====== Given information

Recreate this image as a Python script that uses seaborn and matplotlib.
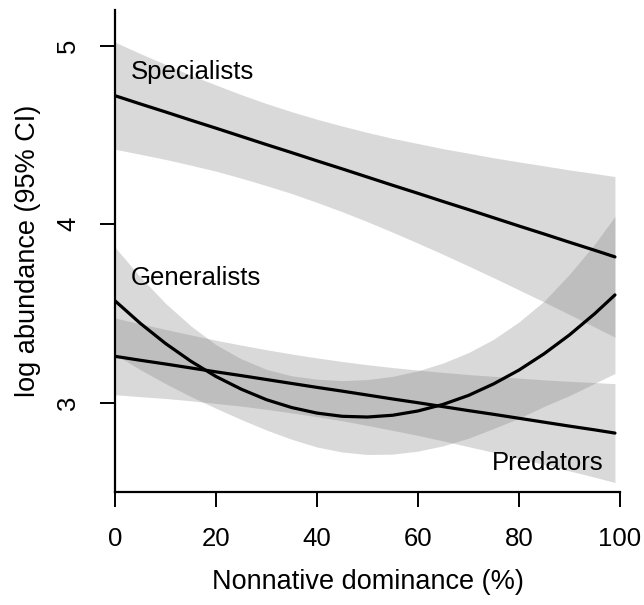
import numpy as np
import pandas as pd
import matplotlib
matplotlib.use("Agg")
import matplotlib.pyplot as plt
import seaborn as sns

# ---- data ----
dominance = [0, 5, 10, 15, 20, 25, 30, 35, 40, 45, 50, 55, 60, 65, 70, 75, 80, 85, 90, 95, 99]

spec_fit = [4.720, 4.674, 4.629, 4.583, 4.538, 4.492, 4.446, 4.401, 4.355, 4.310, 4.264,
            4.218, 4.173, 4.127, 4.082, 4.036, 3.990, 3.945, 3.899, 3.854, 3.817]
spec_hi = [5.020, 4.956, 4.895, 4.835, 4.780, 4.726, 4.676, 4.630, 4.588, 4.550, 4.514,
           4.481, 4.452, 4.423, 4.398, 4.372, 4.349, 4.327, 4.304, 4.284, 4.267]
spec_lo = [4.420, 4.392, 4.363, 4.331, 4.297, 4.258, 4.216, 4.172, 4.122, 4.070, 4.014,
           3.955, 3.894, 3.831, 3.766, 3.700, 3.632, 3.564, 3.494, 3.424, 3.367]

gen_fit = [3.571, 3.445, 3.332, 3.233, 3.147, 3.076, 3.017, 2.973, 2.942, 2.924, 2.920,
           2.930, 2.954, 2.991, 3.041, 3.106, 3.183, 3.275, 3.380, 3.499, 3.604]
gen_hi = [3.871, 3.705, 3.557, 3.431, 3.325, 3.246, 3.187, 3.151, 3.132, 3.124, 3.130,
          3.148, 3.179, 3.223, 3.281, 3.356, 3.453, 3.570, 3.720, 3.889, 4.044]
gen_lo = [3.271, 3.185, 3.107, 3.035, 2.969, 2.906, 2.847, 2.795, 2.752, 2.724, 2.710,
          2.712, 2.729, 2.759, 2.801, 2.856, 2.913, 2.980, 3.040, 3.109, 3.164]

pred_fit = [3.260, 3.238, 3.217, 3.195, 3.173, 3.152, 3.130, 3.108, 3.086, 3.065, 3.043,
            3.021, 3.000, 2.978, 2.956, 2.935, 2.913, 2.891, 2.869, 2.848, 2.830]
pred_hi = [3.475, 3.442, 3.411, 3.380, 3.350, 3.323, 3.297, 3.273, 3.251, 3.231, 3.213,
           3.197, 3.183, 3.170, 3.158, 3.148, 3.138, 3.128, 3.120, 3.113, 3.107]
pred_lo = [3.045, 3.034, 3.024, 3.011, 2.996, 2.981, 2.963, 2.943, 2.922, 2.899, 2.873,
           2.845, 2.817, 2.786, 2.754, 2.722, 2.688, 2.654, 2.618, 2.583, 2.553]

groups = ["Specialists", "Generalists", "Predators"]
x_ticks = [0, 20, 40, 60, 80, 100]
y_ticks = [3, 4, 5]

# ---- build table ----
fits = {"Specialists": (spec_fit, spec_lo, spec_hi),
        "Generalists": (gen_fit, gen_lo, gen_hi),
        "Predators": (pred_fit, pred_lo, pred_hi)}
rows = []
for g in groups:
    f, lo, hi = fits[g]
    for xv, fv, lv, hv in zip(dominance, f, lo, hi):
        rows.append({"group": g, "x": xv, "fit": fv, "lo": lv, "hi": hv})
df = pd.DataFrame(rows)

sns.set_style("ticks")
plt.rcParams["font.family"] = ["Liberation Sans", "DejaVu Sans"]
plt.rcParams["text.color"] = "black"
plt.rcParams["axes.labelcolor"] = "black"

FS = 18.5
FS_LAB = 19.5

fig = plt.figure(figsize=(6.44, 6.05), dpi=100)
ax = fig.add_axes([115 / 644, 1 - 492 / 605, (620 - 115) / 644, (492 - 10) / 605])

for g in groups:
    sub = df[df["group"] == g]
    ax.fill_between(sub["x"], sub["lo"], sub["hi"], color="#7f7f7f", alpha=0.29,
                    linewidth=0, zorder=1)

sns.lineplot(data=df, x="x", y="fit", hue="group",
             palette={g: "black" for g in groups}, estimator=None,
             linewidth=2.3, legend=False, ax=ax, zorder=3)

ax.set_xlim(0, 100)
ax.set_ylim(2.5, 5.2)
ax.set_xticks(x_ticks)
ax.set_yticks(y_ticks)
ax.set_xticklabels([str(t) for t in x_ticks])
ax.set_yticklabels([str(t) for t in y_ticks], rotation=90, va="center")

for s in ["top", "right"]:
    ax.spines[s].set_visible(False)
for s in ["left", "bottom"]:
    ax.spines[s].set_linewidth(1.6)
    ax.spines[s].set_color("black")

ax.tick_params(axis="both", which="major", length=11, width=1.4, color="black",
               labelsize=FS, labelcolor="black", direction="out")
ax.tick_params(axis="x", pad=14)
ax.tick_params(axis="y", pad=14)

ax.set_xlabel("Nonnative dominance (%)", fontsize=FS_LAB, labelpad=13, color="black")
ax.set_ylabel("log abundance (95% CI)", fontsize=FS_LAB, labelpad=11, color="black")

ax.text(3.2, 4.85, "Specialists", fontsize=FS, ha="left", va="center", color="black")
ax.text(3.2, 3.70, "Generalists", fontsize=FS, ha="left", va="center", color="black")
ax.text(96.8, 2.66, "Predators", fontsize=FS, ha="right", va="center", color="black")

ax.set_facecolor("white")
fig.patch.set_facecolor("white")
fig.savefig("out.png", dpi=100, facecolor="white")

============

• The problem: Please transcribe the material above exactly as written. Leave the pictures out.

• Solution:
Recreate this image as a Python script that uses seaborn and matplotlib.
import numpy as np
import pandas as pd
import matplotlib
matplotlib.use("Agg")
import matplotlib.pyplot as plt
import seaborn as sns

# ---- data ----
dominance = [0, 5, 10, 15, 20, 25, 30, 35, 40, 45, 50, 55, 60, 65, 70, 75, 80, 85, 90, 95, 99]

spec_fit = [4.720, 4.674, 4.629, 4.583, 4.538, 4.492, 4.446, 4.401, 4.355, 4.310, 4.264,
            4.218, 4.173, 4.127, 4.082, 4.036, 3.990, 3.945, 3.899, 3.854, 3.817]
spec_hi = [5.020, 4.956, 4.895, 4.835, 4.780, 4.726, 4.676, 4.630, 4.588, 4.550, 4.514,
           4.481, 4.452, 4.423, 4.398, 4.372, 4.349, 4.327, 4.304, 4.284, 4.267]
spec_lo = [4.420, 4.392, 4.363, 4.331, 4.297, 4.258, 4.216, 4.172, 4.122, 4.070, 4.014,
           3.955, 3.894, 3.831, 3.766, 3.700, 3.632, 3.564, 3.494, 3.424, 3.367]

gen_fit = [3.571, 3.445, 3.332, 3.233, 3.147, 3.076, 3.017, 2.973, 2.942, 2.924, 2.920,
           2.930, 2.954, 2.991, 3.041, 3.106, 3.183, 3.275, 3.380, 3.499, 3.604]
gen_hi = [3.871, 3.705, 3.557, 3.431, 3.325, 3.246, 3.187, 3.151, 3.132, 3.124, 3.130,
          3.148, 3.179, 3.223, 3.281, 3.356, 3.453, 3.570, 3.720, 3.889, 4.044]
gen_lo = [3.271, 3.185, 3.107, 3.035, 2.969, 2.906, 2.847, 2.795, 2.752, 2.724, 2.710,
          2.712, 2.729, 2.759, 2.801, 2.856, 2.913, 2.980, 3.040, 3.109, 3.164]

pred_fit = [3.260, 3.238, 3.217, 3.195, 3.173, 3.152, 3.130, 3.108, 3.086, 3.065, 3.043,
            3.021, 3.000, 2.978, 2.956, 2.935, 2.913, 2.891, 2.869, 2.848, 2.830]
pred_hi = [3.475, 3.442, 3.411, 3.380, 3.350, 3.323, 3.297, 3.273, 3.251, 3.231, 3.213,
           3.197, 3.183, 3.170, 3.158, 3.148, 3.138, 3.128, 3.120, 3.113, 3.107]
pred_lo = [3.045, 3.034, 3.024, 3.011, 2.996, 2.981, 2.963, 2.943, 2.922, 2.899, 2.873,
           2.845, 2.817, 2.786, 2.754, 2.722, 2.688, 2.654, 2.618, 2.583, 2.553]

groups = ["Specialists", "Generalists", "Predators"]
x_ticks = [0, 20, 40, 60, 80, 100]
y_ticks = [3, 4, 5]

# ---- build table ----
fits = {"Specialists": (spec_fit, spec_lo, spec_hi),
        "Generalists": (gen_fit, gen_lo, gen_hi),
        "Predators": (pred_fit, pred_lo, pred_hi)}
rows = []
for g in groups:
    f, lo, hi = fits[g]
    for xv, fv, lv, hv in zip(dominance, f, lo, hi):
        rows.append({"group": g, "x": xv, "fit": fv, "lo": lv, "hi": hv})
df = pd.DataFrame(rows)

sns.set_style("ticks")
plt.rcParams["font.family"] = ["Liberation Sans", "DejaVu Sans"]
plt.rcParams["text.color"] = "black"
plt.rcParams["axes.labelcolor"] = "black"

FS = 18.5
FS_LAB = 19.5

fig = plt.figure(figsize=(6.44, 6.05), dpi=100)
ax = fig.add_axes([115 / 644, 1 - 492 / 605, (620 - 115) / 644, (492 - 10) / 605])

for g in groups:
    sub = df[df["group"] == g]
    ax.fill_between(sub["x"], sub["lo"], sub["hi"], color="#7f7f7f", alpha=0.29,
                    linewidth=0, zorder=1)

sns.lineplot(data=df, x="x", y="fit", hue="group",
             palette={g: "black" for g in groups}, estimator=None,
             linewidth=2.3, legend=False, ax=ax, zorder=3)

ax.set_xlim(0, 100)
ax.set_ylim(2.5, 5.2)
ax.set_xticks(x_ticks)
ax.set_yticks(y_ticks)
ax.set_xticklabels([str(t) for t in x_ticks])
ax.set_yticklabels([str(t) for t in y_ticks], rotation=90, va="center")

for s in ["top", "right"]:
    ax.spines[s].set_visible(False)
for s in ["left", "bottom"]:
    ax.spines[s].set_linewidth(1.6)
    ax.spines[s].set_color("black")

ax.tick_params(axis="both", which="major", length=11, width=1.4, color="black",
               labelsize=FS, labelcolor="black", direction="out")
ax.tick_params(axis="x", pad=14)
ax.tick_params(axis="y", pad=14)

ax.set_xlabel("Nonnative dominance (%)", fontsize=FS_LAB, labelpad=13, color="black")
ax.set_ylabel("log abundance (95% CI)", fontsize=FS_LAB, labelpad=11, color="black")

ax.text(3.2, 4.85, "Specialists", fontsize=FS, ha="left", va="center", color="black")
ax.text(3.2, 3.70, "Generalists", fontsize=FS, ha="left", va="center", color="black")
ax.text(96.8, 2.66, "Predators", fontsize=FS, ha="right", va="center", color="black")

ax.set_facecolor("white")
fig.patch.set_facecolor("white")
fig.savefig("out.png", dpi=100, facecolor="white")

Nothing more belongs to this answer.